We’d like to better understand if our assumptions made about inventory to sale is reasonable. Perhaps look at whether we can determine areas for socially responsible outreach regarding drinking responsibly.
Can we geocode the stores to a more granular scale and consider the actual commercial areas they reside in? Can we interpolate an optimum mix of products? Can we make decisions about ramping up stock based on seasons?
POSTSCRIPT
There are many ways to approach the problem of recommending locations for expansion. Certainly there are professional consultant teams with the sole responsibility of doing this type of analysis for corporate expansion. We chose an approach that made sense to us given the data available. We feel confident that there are some valid results which can be drawn from our decisions. But we are also aware that there may be certain aspects and variables which we didn’t consider or things that we did include that we shouldn’t have.

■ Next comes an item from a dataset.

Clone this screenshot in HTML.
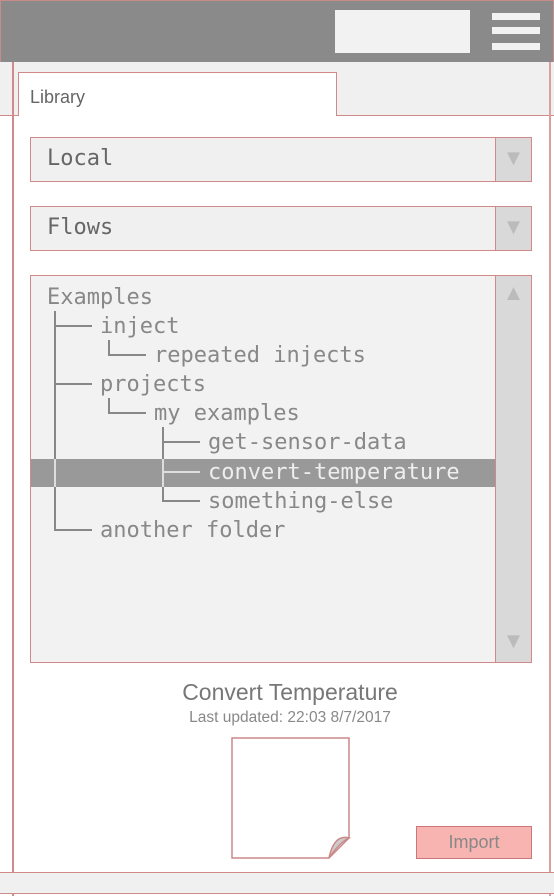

These are the some of the big questions which face the Data Scientist. To be able to see the various angles, understand the relationships, consider the implications of their decisions. They need to be able to support and defend their approach. They need to create a method which can be tweaked, tuned and reproduced.
These are the struggles. These are a few of the driving forces behind my interest in becoming a productive member of the Data Science community.